The retrospective shows images built up like a painting or a collage and which arise in free association and creativity. These are not generally prominent aspects in the cautious climate of todays largely commercially-driven fashion photography, but they are typical of Viviane Sassens fashion photography. Over the last 17 years Sassen has developed a personal language that is sometimes surreal with intertwined bodies, sculptural compositions and abstract forms and on occasion perhaps bewildering, but it is always fascinating and full of energy. Sassens fashion photography is marked by both innovative strength and a surrealistic beauty. In contrast to her renowned autonomous work, Sassens fashion photography is commissioned work that is created in close collaboration with a team of stylists, art directors, models and make-up artists. This means Sassen can treat fashion photography as the ultimate playground, somewhere she can work quickly and intuitively while enjoying the additional benefits of having a professional team on hand to facilitate her experiments. She calls this her Laboratory.
The early work
Viviane Sassens fashion photography idiom developed from 2000 onwards partly in close and experimental collaboration with Emmeline de Mooij, with whom she produced photographic series for magazines such as Purple, Re-Magazine and Dazed & Confused. The exhibition in Huis Marseille includes the series Nudes. A Journey, which includes early nude photos by Sassen and De Mooij that were based on simple ideas that had strange and surprising effects. Bodies became part of a sculptural investigation, were linked to extensions in the form of objects and clothing, and were turned into an amorphous tangle. The exhibition also includes images from the now iconic series she made for the magazine Kutt in 2002, an ironic comment on an advertising campaign Sassen had shot for the Italian fashion house Miu Miu the previous year. The models bodies are so intertwined that it is almost impossible to say what belongs where. According to De Mooij they had worked in a sort of dream world, working by free association. Sassen has remained strongly attached to this spontaneity, and her work is correspondingly free from the fashion worlds prevailing codes and conventions.

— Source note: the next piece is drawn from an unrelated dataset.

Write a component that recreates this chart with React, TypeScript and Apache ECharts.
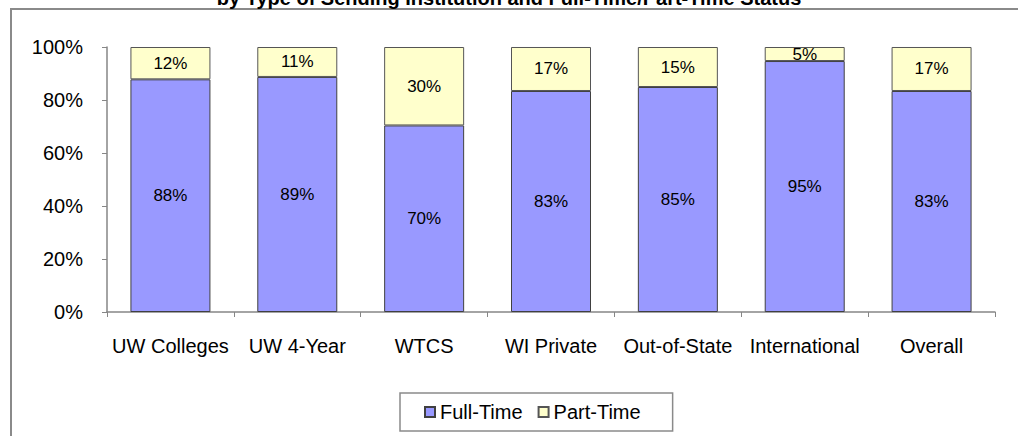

A world of independent creativity
The Huis Marseille exhibition is showing a selection of more than 300 photos taken from advertising campaigns created for Carven, M-Missoni, Stella McCartney/Adidas and Levis, and from editorials for magazines such as Pop, Wallpaper, Numéro, AnOther Magazine, Purple, and Dazed & Confused, projected in a special way. The fact that Sassens fashion images generally arise in the course of an unobstructed creative flow is particularly clear in this second category, in which the exciting, experimental, creative, modern character of contemporary fashion can be found. This is where Sassens idiom can develop unhindered. Here Sassen can carry out a modernist research into form that has much in common with the formal experiments of cubism, surrealism and minimalism. Sassen can blithely cut out her models limbs and have them fly away into the background, add areas of colour to her images to stimulate the viewers imagination, or rotate her pictures to free them from the constraints of gravity. The exhibition also contains a section called Foreplay, with images she makes just before or right after a shoot, revealing the serendipities of the photographic process. This series forms perhaps the most intriguing new genre in Viviane Sassens oeuvre, with images marked by an extraordinarily beautiful abstraction.
Body and form
Sassen works with natural resources like bright sunlight, shadows, mirrors and reflection, but her images are also constructed using colours, forms and textures, in a kind of joint alchemy with stylists and models. The exhibition shows many beautiful examples of this, including her collaboration with Dutch top model Anna de Rijk, and a special series 36 portraits of the French stylist Roxane Danset which is being exhibited at Huis Marseille in its entirety. Having started as a kind of performance, with Danset as a white Grace Jones, obviously without the singing, this exercise led to strange and unexpected forms that Danset herself describes as creature-esque. Viviane Sassens spontaneous, non-commercial, and characteristically individual approach has ensured that her fashion photography goes far beyond the usual confines of this medium. The fashion domain affords her the space to carry out experiments that generate a reservoir of material with which to develop the language of her autonomous work. The exhibition also furnishes convincing proof that Sassen is developing a visual vocabulary for the fashion photography of the future.
Viviane Sassen (Amsterdam, 1972) was awarded the Prix de Rome in 2007 and the ICP Infinity Award for Applied and Fashion Photography in 2011. Her much-lauded autonomous work, which unlike her fashion work arises in contemplative isolation and on far-flung travels, especially in Africa, has been collected in publications including Flamboya (2007), Parasomnia (2011) and Die Son Sien Alles (2012). Her work has been exhibited in museums all over the world, including the MoMa in New York, the LACMA in Los Angeles, the FORMA in Milan, the Kunsthalle in Vienna, and numerous other locations in France, Australia, Korea, the UK, Germany, South Africa and Nigeria.